Given material:
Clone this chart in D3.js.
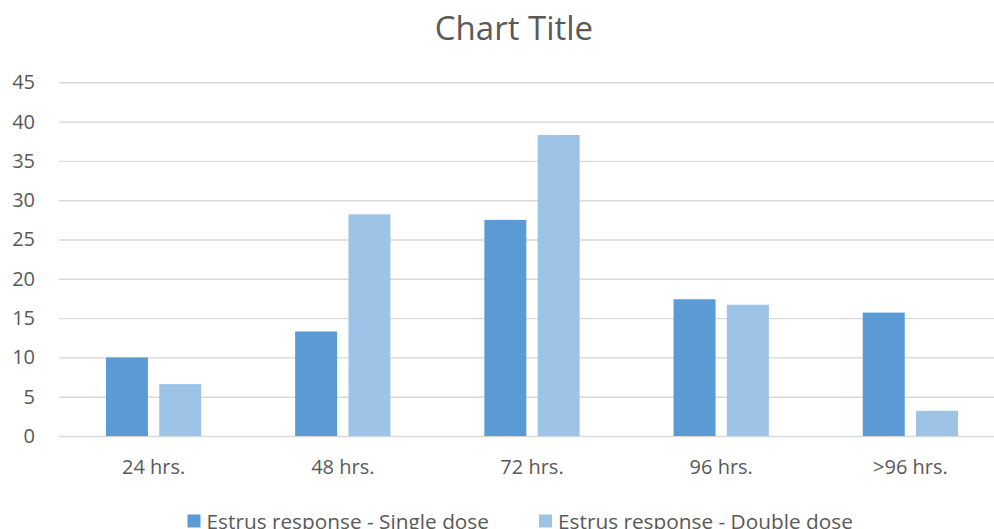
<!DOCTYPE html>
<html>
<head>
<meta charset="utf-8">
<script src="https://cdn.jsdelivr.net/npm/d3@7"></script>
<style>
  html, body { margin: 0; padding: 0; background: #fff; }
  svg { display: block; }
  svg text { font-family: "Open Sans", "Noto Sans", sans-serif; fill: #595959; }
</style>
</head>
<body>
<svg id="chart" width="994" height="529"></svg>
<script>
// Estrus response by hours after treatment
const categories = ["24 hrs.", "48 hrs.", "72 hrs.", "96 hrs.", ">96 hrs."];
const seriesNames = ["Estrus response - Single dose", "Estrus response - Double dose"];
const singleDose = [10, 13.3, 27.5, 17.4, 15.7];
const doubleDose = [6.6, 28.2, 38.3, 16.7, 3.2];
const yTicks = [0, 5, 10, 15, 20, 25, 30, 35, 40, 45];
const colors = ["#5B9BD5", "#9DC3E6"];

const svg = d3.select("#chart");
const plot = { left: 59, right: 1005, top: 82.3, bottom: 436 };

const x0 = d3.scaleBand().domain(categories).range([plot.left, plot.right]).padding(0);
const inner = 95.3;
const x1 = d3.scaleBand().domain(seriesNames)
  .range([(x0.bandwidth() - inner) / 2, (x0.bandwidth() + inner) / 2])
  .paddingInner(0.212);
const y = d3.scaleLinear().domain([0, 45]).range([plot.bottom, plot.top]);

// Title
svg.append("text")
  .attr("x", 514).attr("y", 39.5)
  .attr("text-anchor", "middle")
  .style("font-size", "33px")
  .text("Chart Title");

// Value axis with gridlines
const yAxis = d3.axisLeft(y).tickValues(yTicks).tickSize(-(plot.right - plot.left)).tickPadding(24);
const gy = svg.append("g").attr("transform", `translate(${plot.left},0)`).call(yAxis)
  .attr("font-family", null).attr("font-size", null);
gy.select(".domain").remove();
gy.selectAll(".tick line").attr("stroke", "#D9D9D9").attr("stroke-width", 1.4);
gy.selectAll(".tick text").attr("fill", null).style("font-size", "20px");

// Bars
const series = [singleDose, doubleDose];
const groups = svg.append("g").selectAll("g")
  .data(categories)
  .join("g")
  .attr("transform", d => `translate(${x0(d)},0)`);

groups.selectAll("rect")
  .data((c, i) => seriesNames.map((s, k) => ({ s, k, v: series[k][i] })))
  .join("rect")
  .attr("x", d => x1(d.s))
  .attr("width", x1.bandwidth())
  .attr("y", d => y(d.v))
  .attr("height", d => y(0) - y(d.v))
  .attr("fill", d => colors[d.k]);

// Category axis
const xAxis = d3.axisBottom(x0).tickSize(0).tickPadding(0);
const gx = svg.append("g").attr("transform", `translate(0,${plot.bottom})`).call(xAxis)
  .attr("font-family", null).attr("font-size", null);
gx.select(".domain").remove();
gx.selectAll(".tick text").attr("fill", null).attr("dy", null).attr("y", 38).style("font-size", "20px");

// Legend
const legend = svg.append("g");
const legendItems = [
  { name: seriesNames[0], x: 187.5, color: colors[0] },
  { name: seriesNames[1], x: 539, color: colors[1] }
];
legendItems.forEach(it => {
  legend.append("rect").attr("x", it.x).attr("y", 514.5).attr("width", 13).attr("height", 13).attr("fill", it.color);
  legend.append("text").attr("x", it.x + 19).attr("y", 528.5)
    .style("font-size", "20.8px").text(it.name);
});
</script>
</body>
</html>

Stated task:
Write out the listing above exactly as it stands, pictures excluded.

Task solution:
Clone this chart in D3.js.
<!DOCTYPE html>
<html>
<head>
<meta charset="utf-8">
<script src="https://cdn.jsdelivr.net/npm/d3@7"></script>
<style>
  html, body { margin: 0; padding: 0; background: #fff; }
  svg { display: block; }
  svg text { font-family: "Open Sans", "Noto Sans", sans-serif; fill: #595959; }
</style>
</head>
<body>
<svg id="chart" width="994" height="529"></svg>
<script>
// Estrus response by hours after treatment
const categories = ["24 hrs.", "48 hrs.", "72 hrs.", "96 hrs.", ">96 hrs."];
const seriesNames = ["Estrus response - Single dose", "Estrus response - Double dose"];
const singleDose = [10, 13.3, 27.5, 17.4, 15.7];
const doubleDose = [6.6, 28.2, 38.3, 16.7, 3.2];
const yTicks = [0, 5, 10, 15, 20, 25, 30, 35, 40, 45];
const colors = ["#5B9BD5", "#9DC3E6"];

const svg = d3.select("#chart");
const plot = { left: 59, right: 1005, top: 82.3, bottom: 436 };

const x0 = d3.scaleBand().domain(categories).range([plot.left, plot.right]).padding(0);
const inner = 95.3;
const x1 = d3.scaleBand().domain(seriesNames)
  .range([(x0.bandwidth() - inner) / 2, (x0.bandwidth() + inner) / 2])
  .paddingInner(0.212);
const y = d3.scaleLinear().domain([0, 45]).range([plot.bottom, plot.top]);

// Title
svg.append("text")
  .attr("x", 514).attr("y", 39.5)
  .attr("text-anchor", "middle")
  .style("font-size", "33px")
  .text("Chart Title");

// Value axis with gridlines
const yAxis = d3.axisLeft(y).tickValues(yTicks).tickSize(-(plot.right - plot.left)).tickPadding(24);
const gy = svg.append("g").attr("transform", `translate(${plot.left},0)`).call(yAxis)
  .attr("font-family", null).attr("font-size", null);
gy.select(".domain").remove();
gy.selectAll(".tick line").attr("stroke", "#D9D9D9").attr("stroke-width", 1.4);
gy.selectAll(".tick text").attr("fill", null).style("font-size", "20px");

// Bars
const series = [singleDose, doubleDose];
const groups = svg.append("g").selectAll("g")
  .data(categories)
  .join("g")
  .attr("transform", d => `translate(${x0(d)},0)`);

groups.selectAll("rect")
  .data((c, i) => seriesNames.map((s, k) => ({ s, k, v: series[k][i] })))
  .join("rect")
  .attr("x", d => x1(d.s))
  .attr("width", x1.bandwidth())
  .attr("y", d => y(d.v))
  .attr("height", d => y(0) - y(d.v))
  .attr("fill", d => colors[d.k]);

// Category axis
const xAxis = d3.axisBottom(x0).tickSize(0).tickPadding(0);
const gx = svg.append("g").attr("transform", `translate(0,${plot.bottom})`).call(xAxis)
  .attr("font-family", null).attr("font-size", null);
gx.select(".domain").remove();
gx.selectAll(".tick text").attr("fill", null).attr("dy", null).attr("y", 38).style("font-size", "20px");

// Legend
const legend = svg.append("g");
const legendItems = [
  { name: seriesNames[0], x: 187.5, color: colors[0] },
  { name: seriesNames[1], x: 539, color: colors[1] }
];
legendItems.forEach(it => {
  legend.append("rect").attr("x", it.x).attr("y", 514.5).attr("width", 13).attr("height", 13).attr("fill", it.color);
  legend.append("text").attr("x", it.x + 19).attr("y", 528.5)
    .style("font-size", "20.8px").text(it.name);
});
</script>
</body>
</html>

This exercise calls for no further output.